Aus verständlichen Gründen spricht der promovierte Tierarzt Claus Hagenbeck gar nicht gerne über Zoff, sondern lieber über die unbestrittenen Erfolge seiner Familie. Der 75-Jährige, Hanseat von Abstammung wie von Habitus, leitete den Tierpark von 1982 bis 2004. Er ist Urenkel des legendären Gründers Carl. Und er ist nach wie vor Geschäftsführer der Carl Hagenbeck GmbH. Diese verpachtet den Tierpark an eine gemeinnützige Gesellschaft.

Erster Tierpark am Neuen Pferdemarkt

Gibt es denn noch Erinnerungsstücke von früher? Bettina Hagenbeck deutet auf einen Siegelring mit dem Familienwappen. Dieses Erbstück ihres Großvaters erhielt sie als Geschenk zur Konfirmation. Beim Verladen eines Raubtieres, so ist familienintern überliefert, fiel ein Gitter auf die Hand des Großvaters. Angeblich rettete der Ring ihm einen Finger. Nach einer weiteren Tasse Kaffee empfiehlt Claus Hagenbeck einen Rundgang durch das Haus. Gemeinsam mit seiner Frau Rosita lebt er seit rund einem halben Jahrhundert dort. In der um 1840 gebauten alten Hagenbeck-Villa ein paar Meter weiter ist ihre Tochter Bettina mit Ehemann und drei Kindern, zwei Mädchen und ein Junge, zu Hause. Die Mitglieder der siebten Hamburger Hagenbeck-Generation sind zwischen 15 und 20 Jahre alt. Gut möglich, dass einer von ihnen später fortführt, was die Vorfahren begannen.

Das Wappen der Familie Claus
Hagenbeck
Das Wappen der Familie Claus Hagenbeck © HA | Andreas Laible

Doch nun ist Hingucken angesagt. Das Haus ist geschmackvoll und gediegen eingerichtet. Es gleicht einem Museum. An den Wänden hängen zwei großformatige, gut 120 Jahre alte Löwenbilder sowie ein ähnlich altes Ölgemälde des Pioniers Carl Hagenbeck. Ein exzellent erhaltenes hölzernes Kassenpodest stammt aus der Ära des ersten Tierparks der Familie. 1866 hatte Carl Wilhelm Heinrich Hagenbeck diesen am Neuen Pferdemarkt 13 gegründet, nahe dem Heiligengeistfeld.

Vererbt wurde außerdem eine noch ältere Kasse aus dem Besitz des Gründers Gottfried Hagenbeck.
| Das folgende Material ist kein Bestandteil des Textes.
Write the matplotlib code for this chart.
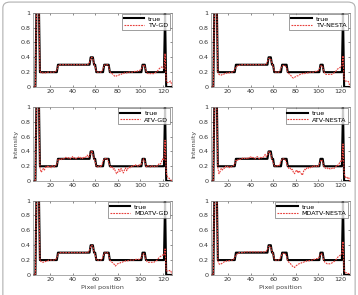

Ob er darin die Einnahmen der Seehunde-Ausstellung oder seines Fischhandels verwahrte?

Regelmäßige Familientreffen

Sogar Klaus Gille weiß keine Antwort. Und das will etwas heißen: Der Historiker kümmert sich mit Herzblut und Akribie um das Hagenbeck-Archiv. Darin verwahrt sind ein Reisepass Gottfried Hagenbecks von 1872 und Eintrittskarten seines Sohnes Carl Wilhelm. Letzterer war 1893 Gast der Weltausstellung in Chicago. In gutem Zustand befindet sich das Schild der Hagenbeck’schen „Handels-Menagerie“. Vermutlich hing es einst am Pferdemarkt.

Zurück in die Neuzeit. Rosita Hagenbeck berichtet von regelmäßigen Familientreffen. Bis Anfang dieses Jahrtausends wurden sie von der 2007 verstorbenen Mutter von Claus Hagenbeck ausgerichtet. Fast 20 Personen pflegten daran teilzunehmen. Im Mittelpunkt eines Golfturniers stand der „Hagenbeck-Pokal“. Parallel wurde Klönschnack gehalten – über Gott und die Welt und über eine illustre Familiengeschichte.

Zum Ausklang eines faszinierenden Vormittags zeigt Claus Hagenbeck zwei Unikate aus der Schatzkiste. Nummer eins ist ein See-Elefant aus Bronze. Früher eine Kühlerfigur? Nummer zwei ist eine aus Schlangenleder gefertigte Reisetasche, mit der Carl Wilhelm Hagenbeck gegen Ende des 19. Jahrhunderts unterwegs war. In vieler Herren Länder machte er Werbung für die Familie – und damit für die Hansestadt Hamburg. Das Ergebnis kann sich sehen lassen.